But in this case it is not a trademark and there is no advertisements.
You don't think the numerous blog posts and Youtube videos are not marketing?
They are not
paid advertisements, but they most definitely
have the effect of marketing. Whether such marketing is designed and intentional, doesn't matter: the effect on humans is still the same.
And no, I did definitely not refer to
paid marketing. I was thinking of those who prefer to work with humans and for humans, doing e.g. Youtube videos, blog posts, tech articles, and so on, who find gentle-learning-curve languages like Python enticing: easy to learn for not-so-technical people, but powerful enough to get stuff done.
It is counterintuitive for an interpreted language to reach such popularity in a world where speed is so prized.
You have that completely wrong.
Humans appreciate
effortlessness much more than they appreciate
speed or
efficiency.
Indeed, those who appreciate anything besides effortlessness are called nerds, gearheads, adrenaline addicts, et cetera.
There are entire programming languages developed for nothing but
code golf, but almost nothing devoted to making the most efficient and fast programming language possible. (Rust, Julia, Go are dedicated to make them as expressive and powerful as possible for humans to use; i.e. as effortless as possible, not as efficient or as fast as possible: the latter are just secondary goals, implemented only when not in conflict with the first.) This alone proves your intuition wrong.
I'm not saying that there is anything wrong in being this kind of a human; I definitely am myself. I highly value effortlessness, and only do otherwise in things I like doing, and in things I consider my (social, contractual, or self-assumed) responsibility. I just believe that being frank/direct and honest about it yields the best results overall, and does the least amount of harm.
Most users of programming languages are knowledgeable and smart people who simply do not get carried away simply by popularity reasons to use a language.
Um. Where do you live? Wakanda? Heaven? La-la-land?
Most users of programming languages are near-idiots swayed by passing fads, in my experience over the last three decades. Vast majority, like the rest of humanity, is prone to
magical thinking.
"Getting carried away simply by ..." is, in my definition, extremely typical of all programmers; indeed, of all humans who like doing what they do. Myself most definitely included!
Do note that I am one of the ones who said they do use Python, and even recommend it for others for specific use cases (where I've found it useful); I have no issue with Python. I do believe I, in general terms, recognize both its strengths and its weaknesses.

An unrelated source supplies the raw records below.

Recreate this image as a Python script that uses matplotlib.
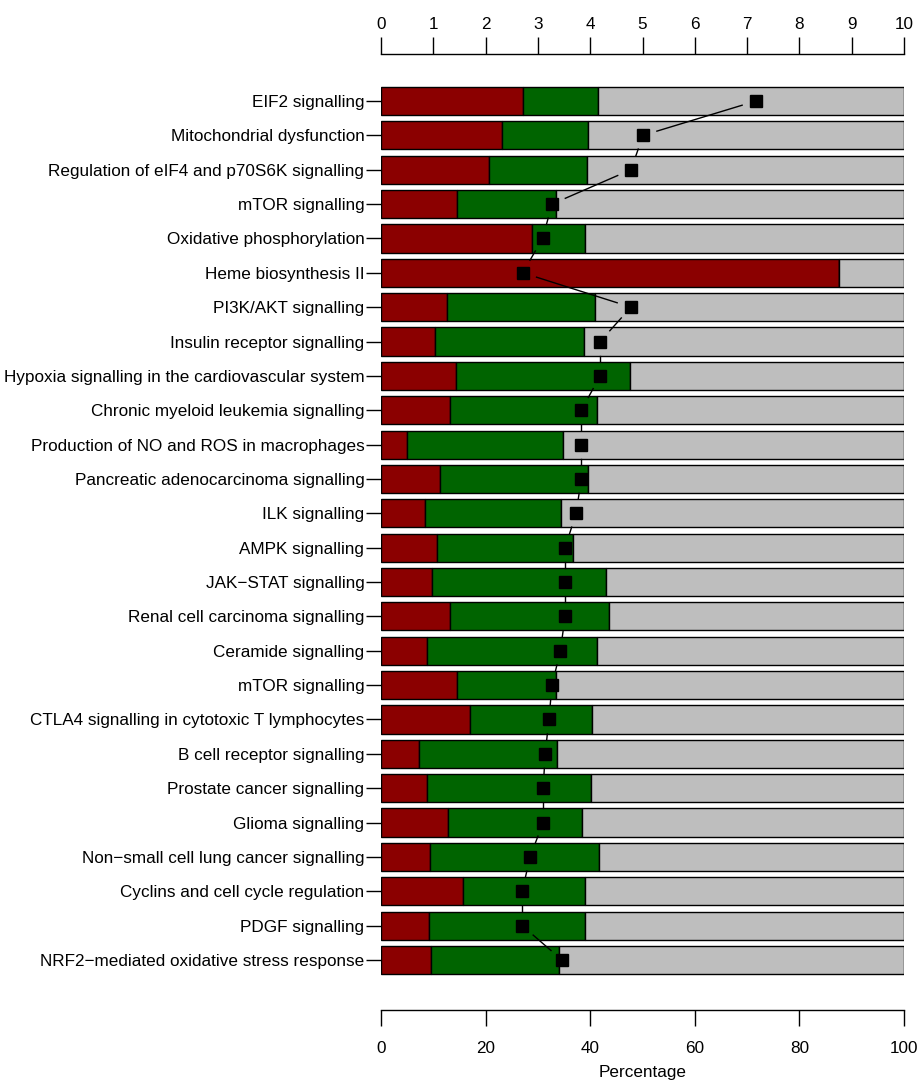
import numpy as np
import matplotlib
matplotlib.use('Agg')
import matplotlib.pyplot as plt

plt.rcParams['font.family'] = ['Liberation Sans', 'DejaVu Sans']

pathways = [
    'EIF2 signalling',
    'Mitochondrial dysfunction',
    'Regulation of eIF4 and p70S6K signalling',
    'mTOR signalling',
    'Oxidative phosphorylation',
    'Heme biosynthesis II',
    'PI3K/AKT signalling',
    'Insulin receptor signalling',
    'Hypoxia signalling in the cardiovascular system',
    'Chronic myeloid leukemia signalling',
    'Production of NO and ROS in macrophages',
    'Pancreatic adenocarcinoma signalling',
    'ILK signalling',
    'AMPK signalling',
    'JAK\u2212STAT signalling',
    'Renal cell carcinoma signalling',
    'Ceramide signalling',
    'mTOR signalling',
    'CTLA4 signalling in cytotoxic T lymphocytes',
    'B cell receptor signalling',
    'Prostate cancer signalling',
    'Glioma signalling',
    'Non\u2212small cell lung cancer signalling',
    'Cyclins and cell cycle regulation',
    'PDGF signalling',
    'NRF2\u2212mediated oxidative stress response',
]

# percentage of molecules (red / green segments; grey = rest)
red_pct = [27.2, 23.2, 20.7, 14.5, 28.8, 87.5, 12.6, 10.4, 14.4, 13.1, 5.0, 11.3, 8.4,
           10.7, 9.8, 13.1, 8.8, 14.5, 17.1, 7.2, 8.8, 12.8, 9.3, 15.6, 9.1, 9.6]
green_pct = [14.3, 16.3, 18.7, 18.9, 10.3, 0.0, 28.3, 28.5, 33.3, 28.2, 29.8, 28.3, 26.1,
             26.0, 33.3, 30.5, 32.5, 18.9, 23.2, 26.4, 31.3, 25.6, 32.3, 23.4, 29.9, 24.4]
# score on the top axis (squares)
score = [7.17, 5.01, 4.78, 3.27, 3.09, 2.71, 4.78, 4.19, 4.19, 3.83, 3.83, 3.83, 3.73,
         3.52, 3.52, 3.52, 3.43, 3.27, 3.21, 3.14, 3.10, 3.10, 2.85, 2.70, 2.70, 3.46]

W, H = 921, 1082
fig = plt.figure(figsize=(W / 100, H / 100), dpi=100)

# axes box in pixels: x 381..904, y 54..1010 (from top)
left, right, top, bottom = 381, 904, 54, 1010
ax = fig.add_axes([left / W, 1 - bottom / H, (right - left) / W, (bottom - top) / H])

n = len(pathways)
ypos = np.arange(n)
red = np.array(red_pct)
green = np.array(green_pct)
grey = 100 - red - green

bh = 0.82
kw = dict(height=bh, edgecolor='black', linewidth=1.0)
ax.barh(ypos, red, left=0, color='#8B0000', **kw)
ax.barh(ypos, green, left=red, color='#006400', **kw)
ax.barh(ypos, grey, left=red + green, color='#BEBEBE', **kw)

ax.set_xlim(0, 100)
row_px = (960 - 101) / (n - 1)
ax.set_ylim((bottom - 101) / row_px, -(101 - top) / row_px)

for s in ['left', 'right', 'top']:
    ax.spines[s].set_visible(False)
ax.spines['bottom'].set_linewidth(1.0)
ax.set_xticks([0, 20, 40, 60, 80, 100])
ax.tick_params(axis='x', direction='out', length=11.5, width=1.0, pad=11, labelsize=12.3)
ax.set_yticks(ypos)
ax.set_yticklabels(pathways)
ax.tick_params(axis='y', direction='out', length=11, width=1.0, pad=1, labelsize=12.3)

# top axis for the squares
ax2 = ax.twiny()
ax2.set_xlim(0, 10)
for s in ['left', 'right', 'bottom']:
    ax2.spines[s].set_visible(False)
ax2.spines['top'].set_linewidth(1.0)
ax2.set_xticks(np.arange(0, 11))
ax2.tick_params(axis='x', direction='out', length=12, width=1.0, pad=4, labelsize=12.3)

# line with gaps around the points (like R type = "b")
pts = ax2.transData.transform(np.column_stack([score, ypos]))
gap = 14.5
inv = ax2.transData.inverted()
for i in range(n - 1):
    p0, p1 = pts[i], pts[i + 1]
    d = p1 - p0
    L = np.hypot(*d)
    if L <= 2 * gap:
        continue
    u = d / L
    a = inv.transform(p0 + u * gap)
    b = inv.transform(p1 - u * gap)
    ax2.plot([a[0], b[0]], [a[1], b[1]], color='black', linewidth=1.0, zorder=3)
ax2.plot(score, ypos, linestyle='none', marker='s', markersize=8.5,
         color='black', zorder=4)

fig.text((left + right) / 2 / W, 1 - 1073 / H, 'Percentage', ha='center', va='center',
         fontsize=12.3)

fig.savefig('out.png', dpi=100)
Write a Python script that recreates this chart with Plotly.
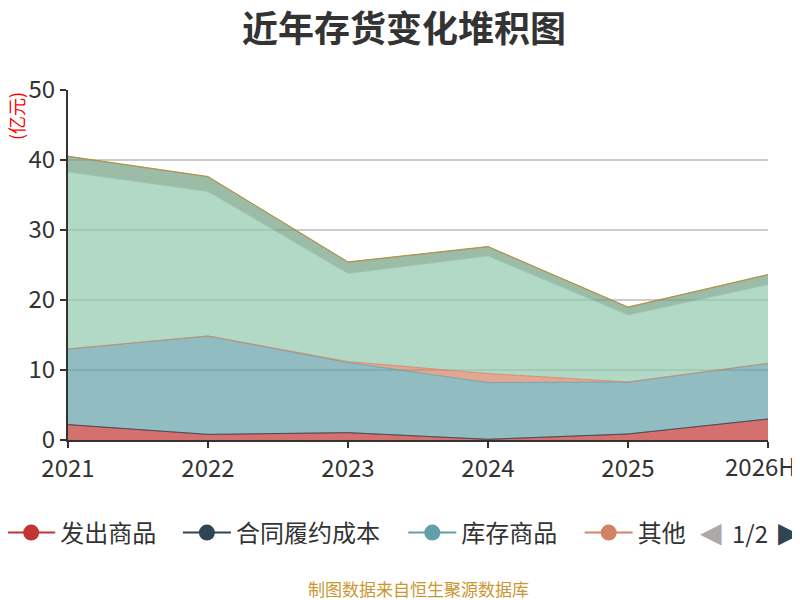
import plotly.graph_objects as go

# Inventory breakdown, unit: 亿元
years = ["2021", "2022", "2023", "2024", "2025", "2026H"]

shipped_goods = [2.2, 0.8, 1.05, 0.1, 0.86, 3.0]       # 发出商品
contract_cost = [0.0, 0.0, 0.0, 0.0, 0.0, 0.0]         # 合同履约成本
stock_goods = [10.8, 14.06, 10.0, 8.1, 7.42, 7.95]     # 库存商品
other = [0.0, 0.0, 0.15, 1.3, 0.0, 0.0]                # 其他
raw_material = [25.3, 20.64, 12.6, 16.8, 9.58, 11.25]  # 原材料
in_process = [2.2, 2.1, 1.6, 1.3, 1.1, 1.4]            # 在产品
turnover_mat = [0.05, 0.05, 0.05, 0.05, 0.05, 0.05]    # 周转材料

series_names = ["发出商品", "合同履约成本", "库存商品", "其他", "原材料", "在产品", "周转材料"]
series_values = [shipped_goods, contract_cost, stock_goods, other, raw_material, in_process, turnover_mat]
colors = ["#c23531", "#2f4554", "#61a0a8", "#d48265", "#91c7ae", "#749f83", "#ca8622"]

# legend shows page 1 only (first four series), each entry in its own legend box
legend_ids = ["legend", "legend2", "legend3", "legend4"]
legend_x = [-0.094, 0.157, 0.479, 0.731]


def hex_to_rgba(hex_color, alpha):
    """Turn a #rrggbb colour into an rgba() string."""
    r = int(hex_color[1:3], 16)
    g = int(hex_color[3:5], 16)
    b = int(hex_color[5:7], 16)
    return f"rgba({r},{g},{b},{alpha})"


fig = go.Figure()

# Stacked areas
for name, values, color in zip(series_names, series_values, colors):
    fig.add_trace(go.Scatter(
        x=years, y=values, name=name, mode="lines",
        stackgroup="inv",
        line=dict(color=hex_to_rgba(color, 0.8), width=1),
        fillcolor=hex_to_rgba(color, 0.7),
        showlegend=False, hoverinfo="x+y+name"))

# Legend-only entries (line + dot symbol like the original)
for i, leg in enumerate(legend_ids):
    fig.add_trace(go.Scatter(
        x=[None], y=[None], name=series_names[i], mode="lines+markers",
        line=dict(color=colors[i], width=2),
        marker=dict(color=colors[i], size=16),
        showlegend=True, legend=leg))

font_family = "Noto Sans CJK SC, Open Sans, sans-serif"

# last category label is pulled inside the chart, as in the original
tick_text = years[:-1] + [""]

fig.update_layout(
    width=792, height=592,
    margin=dict(l=60, r=32, t=82, b=160, autoexpand=False),
    paper_bgcolor="white", plot_bgcolor="white",
    font=dict(family=font_family, color="#333333"),
    title=dict(text="<b>近年存货变化堆积图</b>", x=0.5, xanchor="center",
               y=0.964, yanchor="middle",
               font=dict(size=36, color="#333333", family=font_family)),
    showlegend=True,
    xaxis=dict(type="category", range=[0, 5], showgrid=False,
               tickmode="array", tickvals=years, ticktext=tick_text,
               showline=True, linecolor="#333333", linewidth=2,
               ticks="outside", ticklen=6, tickwidth=2, tickcolor="#333333",
               tickfont=dict(size=24, color="#333333"), fixedrange=True),
    yaxis=dict(range=[0, 50], dtick=10, showgrid=True, gridcolor="#cccccc", gridwidth=1.5,
               showline=True, linecolor="#333333", linewidth=2,
               ticks="outside", ticklen=6, tickwidth=2, tickcolor="#333333",
               tickfont=dict(size=24, color="#333333"), zeroline=False, fixedrange=True),
)

for leg, lx in zip(legend_ids, legend_x):
    fig.update_layout({leg: dict(orientation="h", x=lx, xanchor="left", y=-0.2657, yanchor="middle",
                                 font=dict(size=24, color="#333333"), itemwidth=48,
                                 bgcolor="rgba(0,0,0,0)")})

# 2026H tick label, nudged left so it stays inside the page
fig.add_annotation(text=years[-1], xref="x", yref="paper", x=years[-1], y=0,
                   xshift=-8, yshift=-6, showarrow=False, xanchor="center", yanchor="top",
                   font=dict(size=24, color="#333333", family=font_family))

# Unit label on the y axis
fig.add_annotation(text="(亿元)", xref="paper", yref="paper", x=-0.0743, y=0.9257,
                   textangle=-90, showarrow=False, xanchor="center", yanchor="middle",
                   font=dict(size=18, color="#ff0000", family=font_family))

# Legend pager  ◀ 1/2 ▶
fig.add_annotation(text="◀", xref="paper", yref="paper", x=0.9186, y=-0.2657,
                   showarrow=False, xanchor="center", yanchor="middle",
                   font=dict(size=28, color="#aaaaaa", family="DejaVu Sans"))
fig.add_annotation(text="1/2", xref="paper", yref="paper", x=0.974, y=-0.2657,
                   showarrow=False, xanchor="center", yanchor="middle",
                   font=dict(size=24, color="#333333", family=font_family))
fig.add_annotation(text="▶", xref="paper", yref="paper", x=1.03, y=-0.2657,
                   showarrow=False, xanchor="center", yanchor="middle",
                   font=dict(size=28, color="#2f4554", family="DejaVu Sans"))

# Data source note
fig.add_annotation(text="制图数据来自恒生聚源数据库", xref="paper", yref="paper",
                   x=0.5, y=-0.4257, showarrow=False, xanchor="center", yanchor="middle",
                   font=dict(size=17, color="#c9972f", family=font_family))

fig.write_html("out.html")
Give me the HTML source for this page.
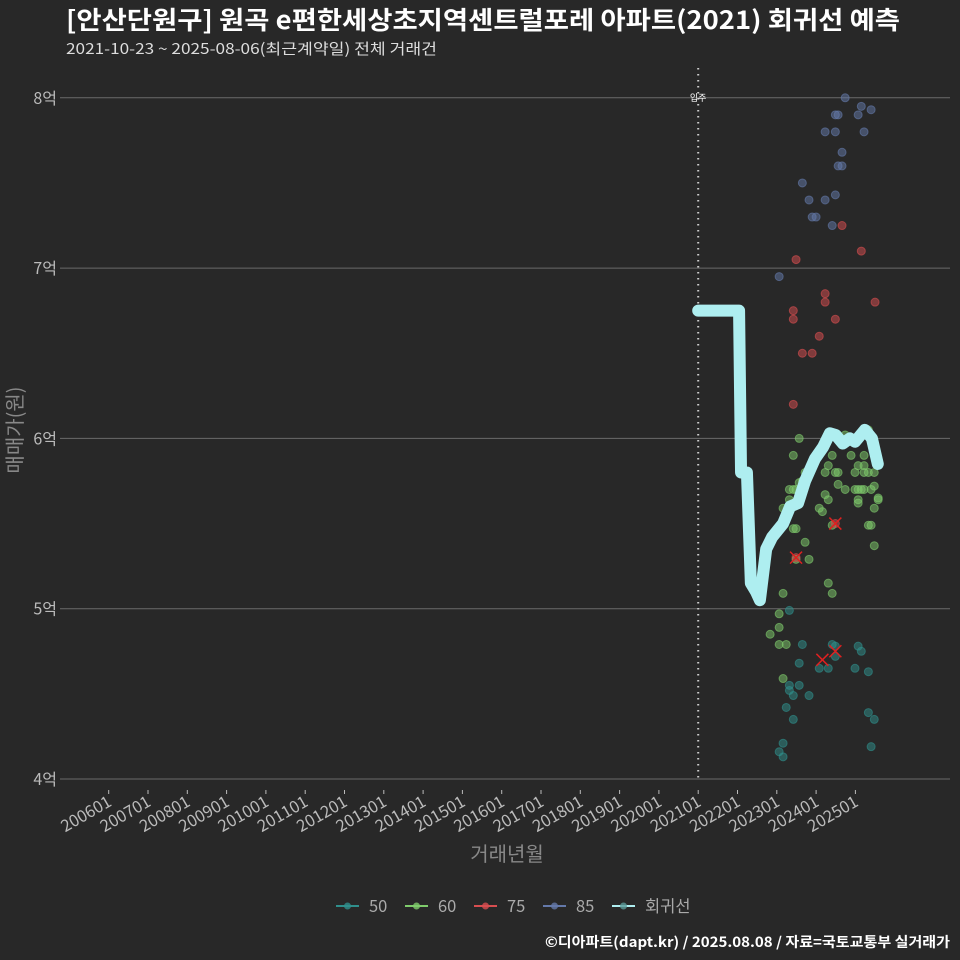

My goal here is to 1) show that using these metrics, 'popularity' is irrelevant, no matter how emotionally important it might feel; or shown a counterexample and learn more myself; and 2) that Python is a tool that is well suited for some tasks, and not so well suited for others; and the true strength lies in recognizing the two cases, and in picking a tool that is best suited for the task at hand and the humans involved.